Fractal diffusion analyses of periodic pumping tests

We investigated the usefulness of the fractal diffusion equation, also known as generalized radial flow (GRF) equation, to characterize hydraulic properties and flow dimensions of the subsurface. Unlike other methods for deriving hydraulic properties that require selecting the flow dimension, analyses based on the GRF equation in principle constrain both, flow dimension and hydraulic properties. We utilized the GFR equation to analyze periodic pumping tests carried out in boreholes penetrating gneiss rocks in the research mine Reiche Zeche, Freiberg, Germany. These tests involved one injection borehole, where flow rate and injection pressure were recorded, and four monitoring boreholes, where pressure responses were monitored.
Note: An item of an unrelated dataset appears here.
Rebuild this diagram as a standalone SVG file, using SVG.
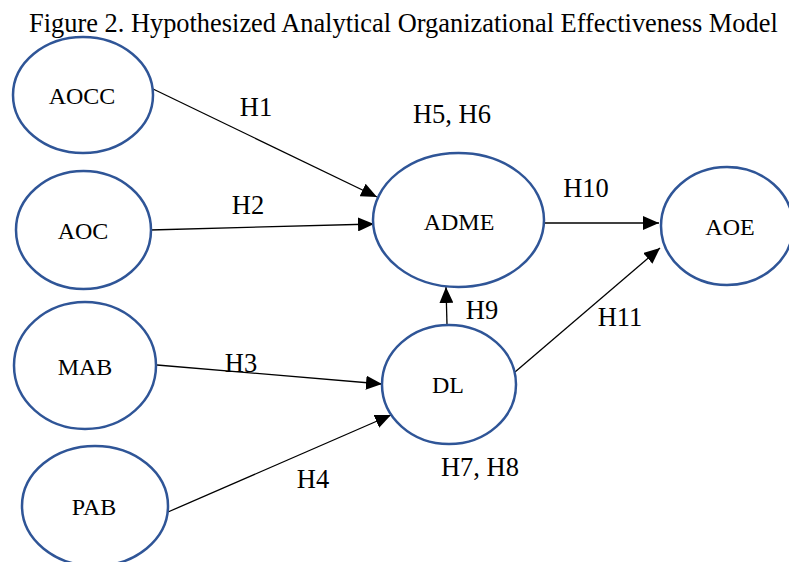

Phase-shifts and amplitude ratios were derived through interference analysis, involving a comparison of the periodic signals of injection and monitoring pressure, as well as injectivity analysis, consisting of a comparison of the periodic flow rate and injection pressure. The pumping tests were conducted at three distinct intervals within the injection borehole, isolated by a double-packer probe and selected based on the characteristics of the fractures intersecting the borehole.  One interval contained a natural fracture zone characterized by a high fracture density with a high mean aperture. The others were previously hydraulically stimulated. While one of them had a single pre-existing fracture, the other was entirely intact before the stimulation that led to an induced fracture with feather geometry, as typical for a borehole that does not follow a principal stress axis. Several observations suggest that the gneiss volume is hydraulically heterogeneous: a) the hydraulic properties and flow dimensions vary with pumping period; b) estimated diffusivity values and flow dimensions differ for interference and injectivity analyses; c) discernible differences in diffusivity values and flow dimensions along diverse hydraulic paths, as determined by interference analysis. Furthermore, pressure dependence in hydraulic properties and flow dimensions are observed for all intervals. The hydraulic response of the fault-zone interval exhibits a greater sensitivity to variations in mean pumping pressure than the two stimulated intervals.